Spider-man is a silly character. His jokes are juvenile and his way of fighting is wild and loose. He’s a walking cartoon, as opposed to Captain America, who’s much more stoic and disciplined. That’s not a knock against the writers of the film; it’s the nature of the character. I’ve never been a fan of most Spidey incarnations because it’s not my kind of super-hero. My bias aside, the movie falls apart when the costumed CGI Spider-Man is on screen, and shines when it’s just Peter interacting with May, Harry, or Gwen. The tone of this movie is inconsistent, and sitting in the movie theater, I felt a sense of boredom during every fight scene with the exception of the last tragic battle.

The only solution would have been to only give Spider-man ten minutes of screen time and put Peter Parker in plain clothes during these dangerous situations.

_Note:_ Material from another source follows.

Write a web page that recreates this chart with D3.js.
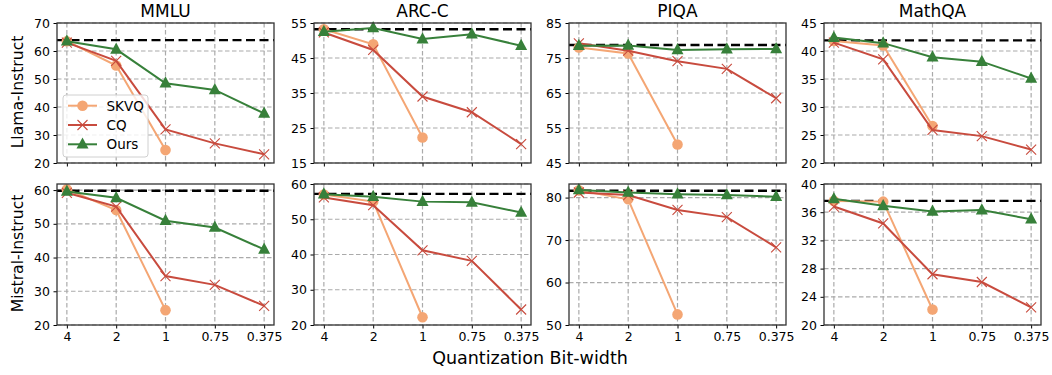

Then we would have Iron Man 3, a movie bashed for the lack of Iron Man suit. In the end Electro is over the top, Harry Osborne’s Green Goblin is over the top, and the entire subplot about Peter’s Parent’s feels like an afterthought. While it’s never goofy like Spider-Man 3’s Venom, the Paul Giamatti’s Rhino does come close to full out camp.

With all of that said, I still liked it. This wasn’t The Amazing Spider-Man; it was the Spectacular Gwen Stacy. Emma Stone was the glue that held this movie together and saved it from being remembered as “The one where Jamie Foxx had a bad wig and Trayvon Martin Hoody.” We got to see all the things that made the character great in the comics and then some. She’s not Mary Jane’s damsel in distress, she’s the genius that makes Peter Parker smarter, the fearless woman that saves the day, and the love interest that breaks all of our hearts.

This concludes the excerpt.